Look, I’m not going to pretend that I’m not stoked that I haven’t had to put away my clean laundry for two weeks, but I promise you that it’s for a good and noble reason. We’ve divided the living room right down the middle. Half of it resembles an average human household. There are clear paths; that chances of rolling your ankle on a squeaky toy or light-up animal are remote. The other side of the living room is boxed in by the couch, the entertainment stand, a wall, and the three full laundry baskets. Within these borders are balls, toys, bells, boxes, pillows; the likelihood of stepping on something that puts you half-way through a swear word before you remember there are kids in the vicinity are 100%. Yes. My laundry is a brick in the wall, the only thing preventing hysteria from spilling out into the rest of the house.

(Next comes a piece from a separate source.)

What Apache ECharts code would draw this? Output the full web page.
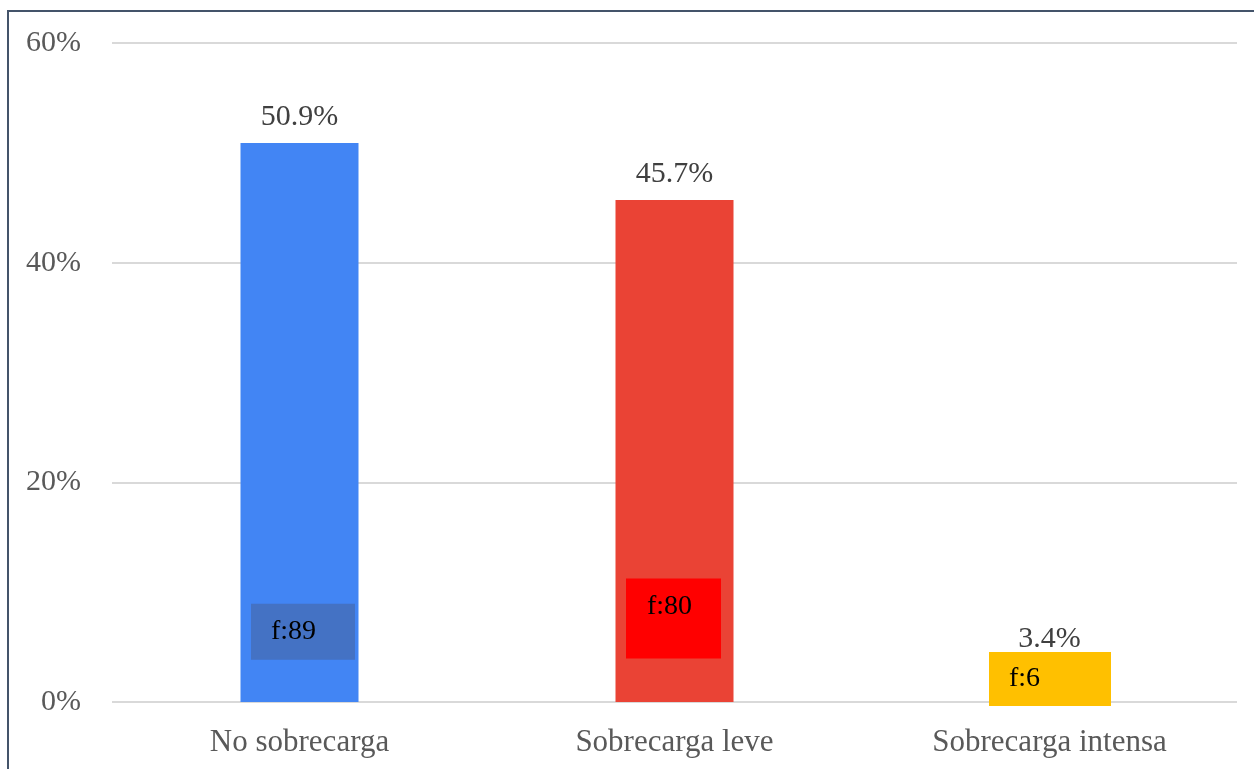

Cole and Avery can crawl now. In about a week they went from being able to pull themselves into a kneeling position to pulling themselves into a standing position. They’re also decent climbers, the same way Madison was before she fell off the monkey bars in Manoa and developed a fear of monkey bars, heights, and anything that seems remotely challenging. I wish she were more like her uncle Matty. He would have needed to fall about 6 times before he figured he learned anything. Anyway, these newly-acquired skills appear perfectly suited for the twins’ newest and most favoritest hobby: laundry basket scaling.
Initially, the Great Wall of Higa worked like a charm. Over the course of a few days, though, the twins systematically attacked the wall like the raptors in Jurassic Park. They’ve slowly but surely built up to the point where the wall is nearly moot.
Attack 1: The twins learned to pull themselves up to a seated or kneeling position by leaning the weight of their upper bodies against the laundry baskets. But since they’re not super-smart yet, they hadn’t (and still haven’t) figured out how to get down. So eventually, one of two things would happen. 1) They’d cry because they were stuck, so we’d have to pull them down, or the less desirable 2) They’d just take a short cut and crash onto the carpet below before screaming like madmen/women. You can imagine how this made me reconsider the Great Wall of Higa.
Attack 2: As if hurling themselves head-first to the floor of the living room wasn’t a severe enough test of our resolve, Cole and Avery upped the ante. Once they learned how to get themselves into a standing position next to the laundry baskets, they started tolling me. Avery especially would start biting on the clean clothes, leaving them soaked and covered with drool. Two days ago Cole was standing at one of the baskets and threw up all over two pairs of shorts. There was no remorse from either of the kids. They seem to say: If you are going to entrap us with this clean laundry, we will make this clean laundry unclean. The net effect is that you will have to wash clothes you have already washed again, daddy. We know how much you hate this kind of humbug and inefficiency. You could end all of this by simply allowing us access to the rest of the house, fool. Well, what the twins don’t appreciate yet is that I’ve been with Lynnette since 2003. I CAN DO THIS ALL SUMMER, KIDS.
Attack 3: Since they don’t know how to crawl backwards or descend anything, they can only move forward, even if it means climbing. This is how both Cole and Avery eventually figured out how to get atop then into the laundry baskets. They love it. You know, right up until the point they realize they can’t do anything and they start crying for us to extricate them from the situation. But then of course, they crawl right back to the laundry baskets to start the climb again. As yet, only Cole has made it out of a basket on his own, he just kept pumping those chubby legs of his until he tipped the basket over and face planted on the other side. “Oh my God!” Lynnette said. He ate it up. It was the time of his short life. Maybe he’s the one with Uncle Matty tendencies.